The turning point is relational rather than technical: they cry to Yahweh in distress, and he brings them out (explicit). Deliverance is described as both calming the danger and guiding them to safety (“desired haven”), followed by public praise in community spaces (“assembly… seat of the elders”) (explicit).
Where interpretation differs
Some read “they see Yahweh’s works” mainly as a general statement about perceiving God through nature at sea; others think the wording points more narrowly to experienced rescues, like the one narrated here.
Some take “mount up to the sky… go down… to the depths” as mostly poetic heightening to convey terror; others think it reflects realistic ship motion during severe storms, expressed in vivid language.

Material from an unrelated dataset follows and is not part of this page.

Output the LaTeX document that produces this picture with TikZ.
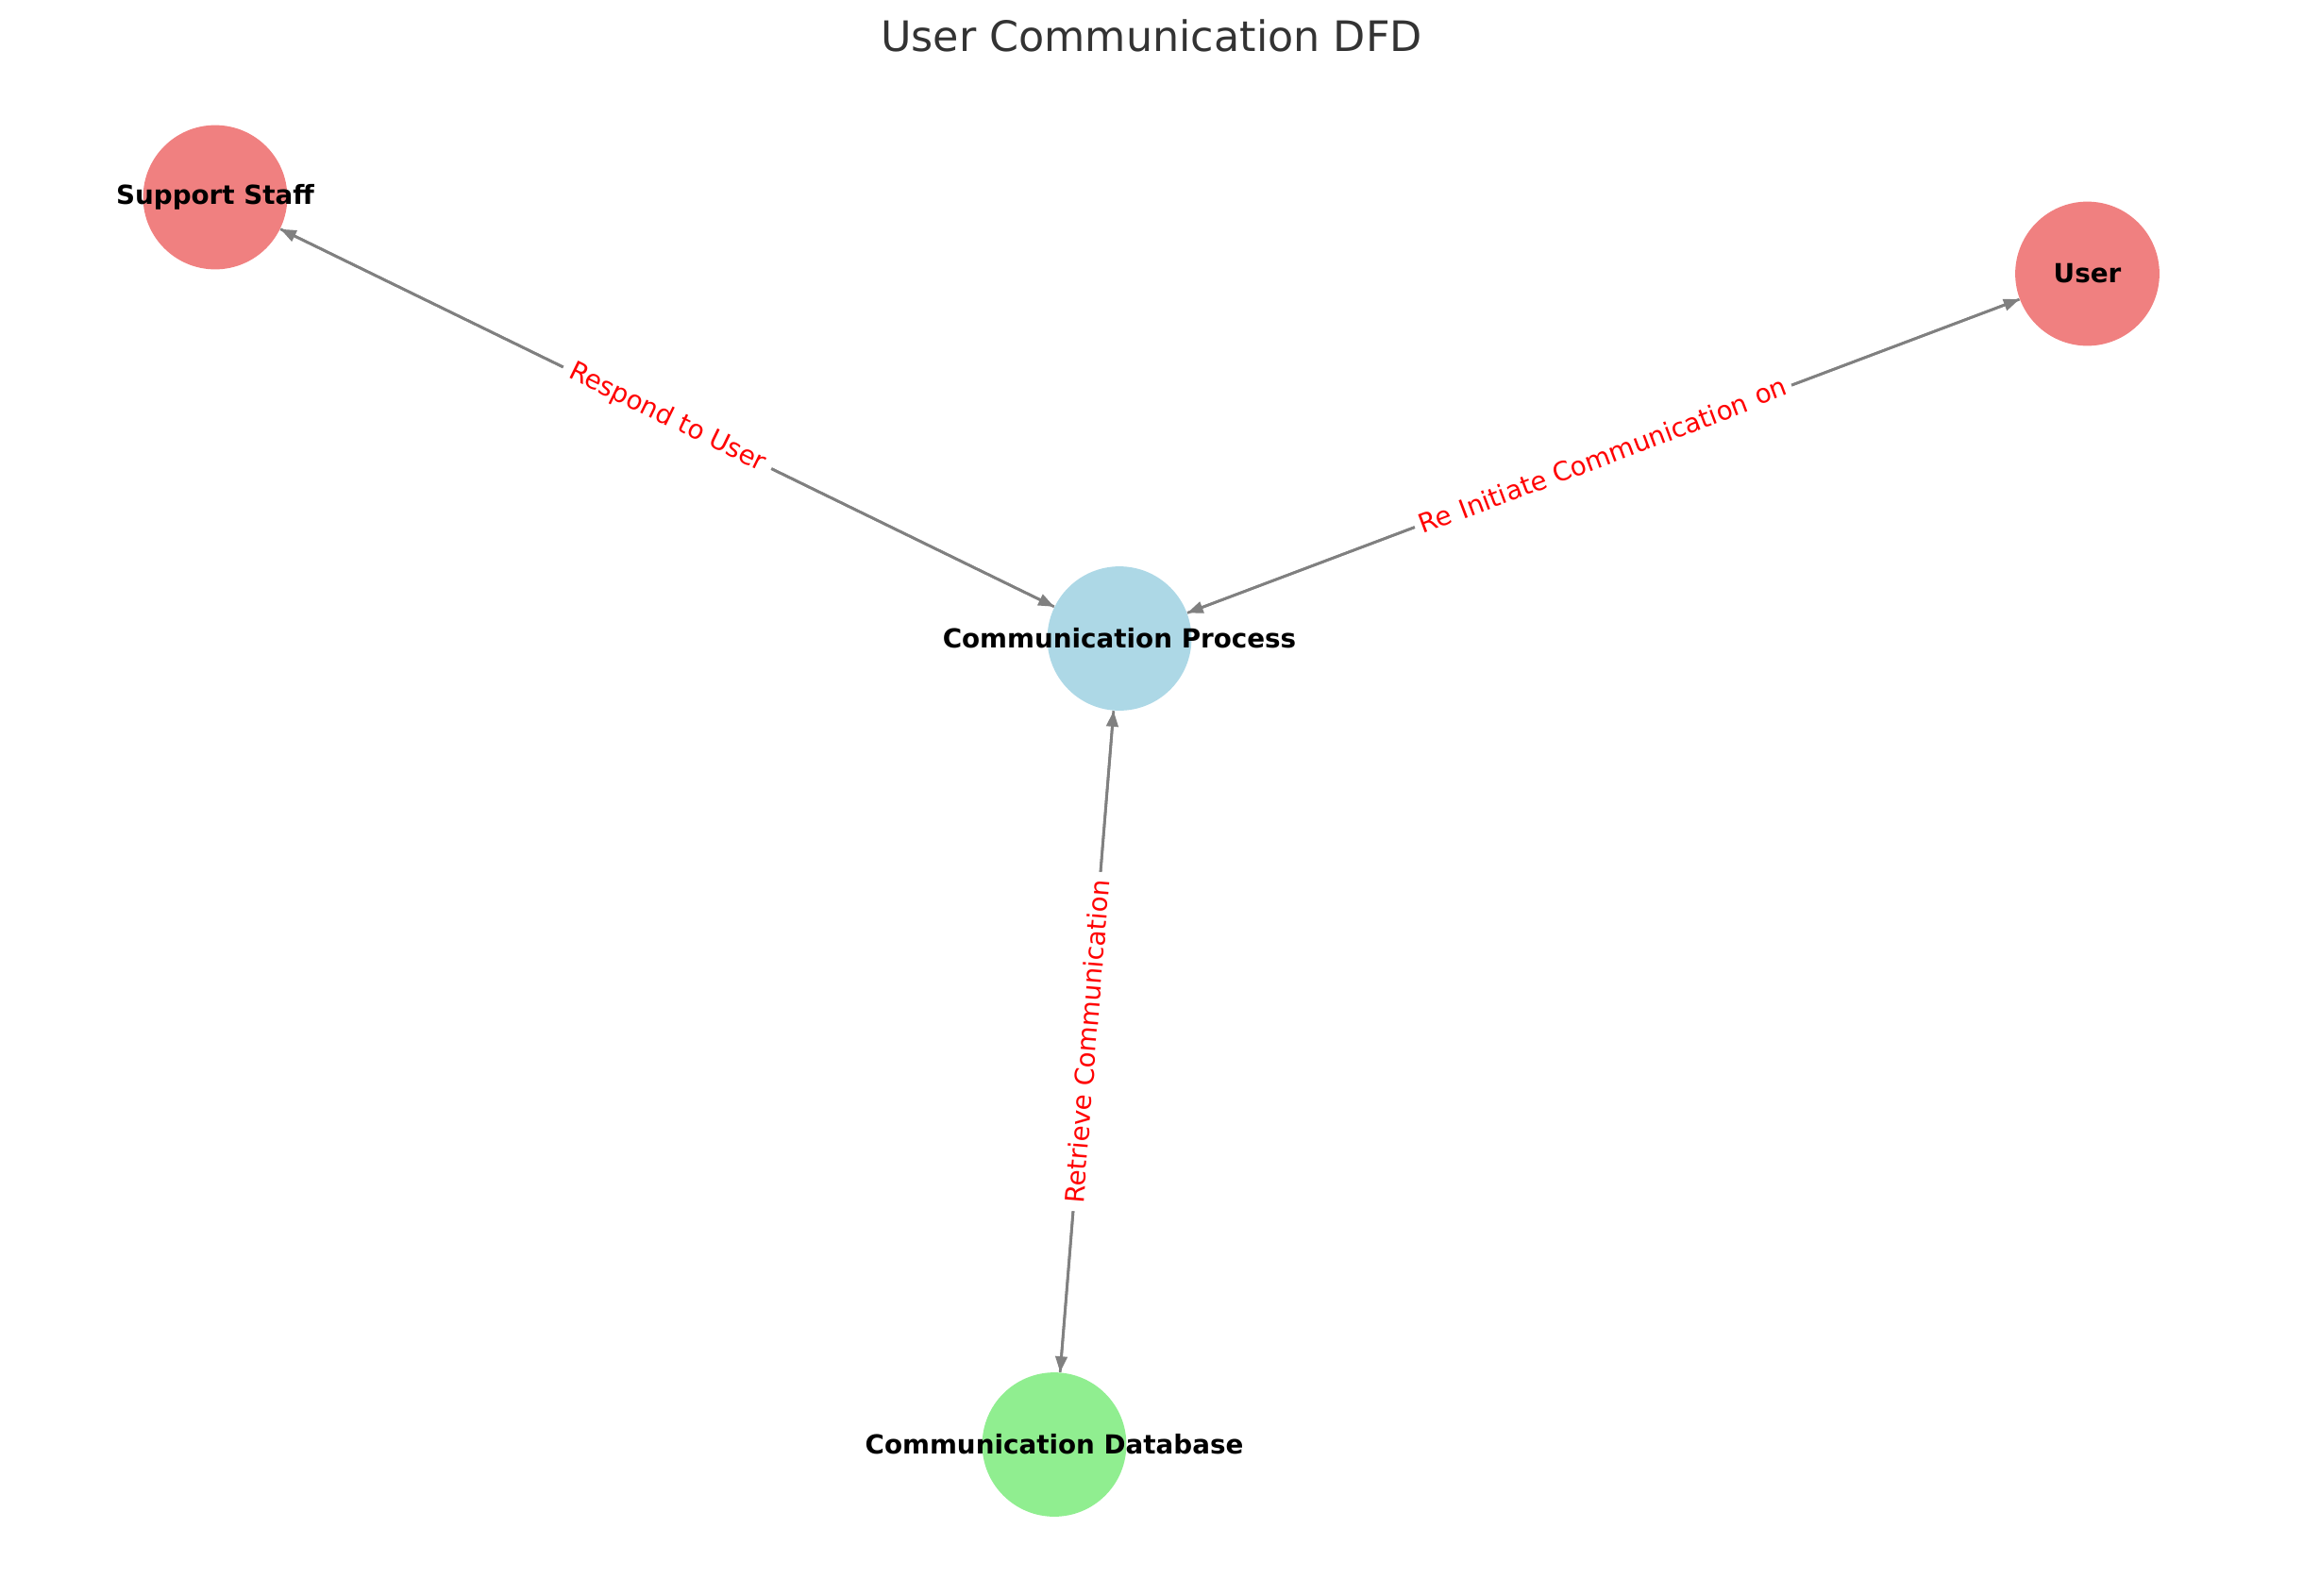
\documentclass[tikz,border=0pt]{standalone}
\usepackage{fontspec}
\setmainfont{DejaVu Sans}
\usepackage{tikz}
\usetikzlibrary{arrows.meta}

\definecolor{extcol}{HTML}{F08080}
\definecolor{proccol}{HTML}{ADD8E6}
\definecolor{storecol}{HTML}{90EE90}
\definecolor{flowcol}{HTML}{808080}
\definecolor{titlecol}{HTML}{333333}

\begin{document}
\begin{tikzpicture}[x=0.36pt, y=-0.36pt,
  bubble/.style={circle, inner sep=0pt, minimum size=55pt},
  nodetext/.style={font=\fontsize{10}{12}\selectfont\bfseries, text=black},
  labtext/.style={text=red, fill=white, font=\fontsize{10}{12}\selectfont},
  flow/.style={draw=flowcol, line width=1pt, -{Triangle[length=6pt, width=4.5pt]}},
  flowlab/.style={labtext, midway, sloped, rounded corners=2pt, inner sep=3pt}]
\useasboundingbox (0,0) rectangle (2440,1690);

% title
\node[font=\fontsize{16}{19}\selectfont, text=titlecol] (title) at (1220,38) {User Communication DFD};

% external entities
\node[bubble, fill=extcol, label={[nodetext]center:Support Staff}] (sup) at (228,209) {};
\node[bubble, fill=extcol, label={[nodetext]center:User}] (usr) at (2211.5,290) {};

% process
\node[bubble, fill=proccol, label={[nodetext]center:Communication Process}] (proc) at (1186,676.5) {};

% data store
\node[bubble, fill=storecol, label={[nodetext]center:Communication Database}] (db) at (1117,1530.5) {};

% flows
\draw[flow] (usr) -- (proc);
\draw[flow] (proc) -- (usr);
\draw[flow] (sup) -- (proc);
\draw[flow] (proc) -- (sup);
\draw[flow] (proc) -- (db);
\draw[flow] (db) -- (proc);

% flow labels
\path (proc) -- (usr) node[flowlab, sharp corners] (l2) {Initiate Communication};
\node[labtext, rotate=20.65, anchor=east, inner sep=2pt, outer xsep=-1.5pt] (l2a) at (l2.west) {Re};
\node[labtext, rotate=20.65, anchor=west, inner sep=2pt, outer xsep=-1.5pt] (l2b) at (l2.east) {on};
\path (proc) -- (sup) node[flowlab] (l3) {Respond to User};
\path (db) -- (proc) node[flowlab] (l4) {Retrieve Communication};
\end{tikzpicture}
\end{document}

“Seat of the elders” is also read in two nearby ways: either as a civic leadership setting (public testimony before community leaders) or as a leadership space connected to worship gatherings.
Why the disagreement exists
The passage uses poetic, experience-based language. That leaves room for readers to ask how literal the storm imagery is, and how much the social setting (assembly/elders) is civic versus explicitly worship-focused.
What this passage clearly contributes
It depicts Yahweh as active ruler over the sea and storm (compare Psalm 107:25), able to bring both crisis and rescue within the poem’s portrayal. It also links rescue to testimony: the appropriate response is not private relief only, but public acknowledgment of Yahweh’s loyal love and “wonderful works” among people (vv. 31–32).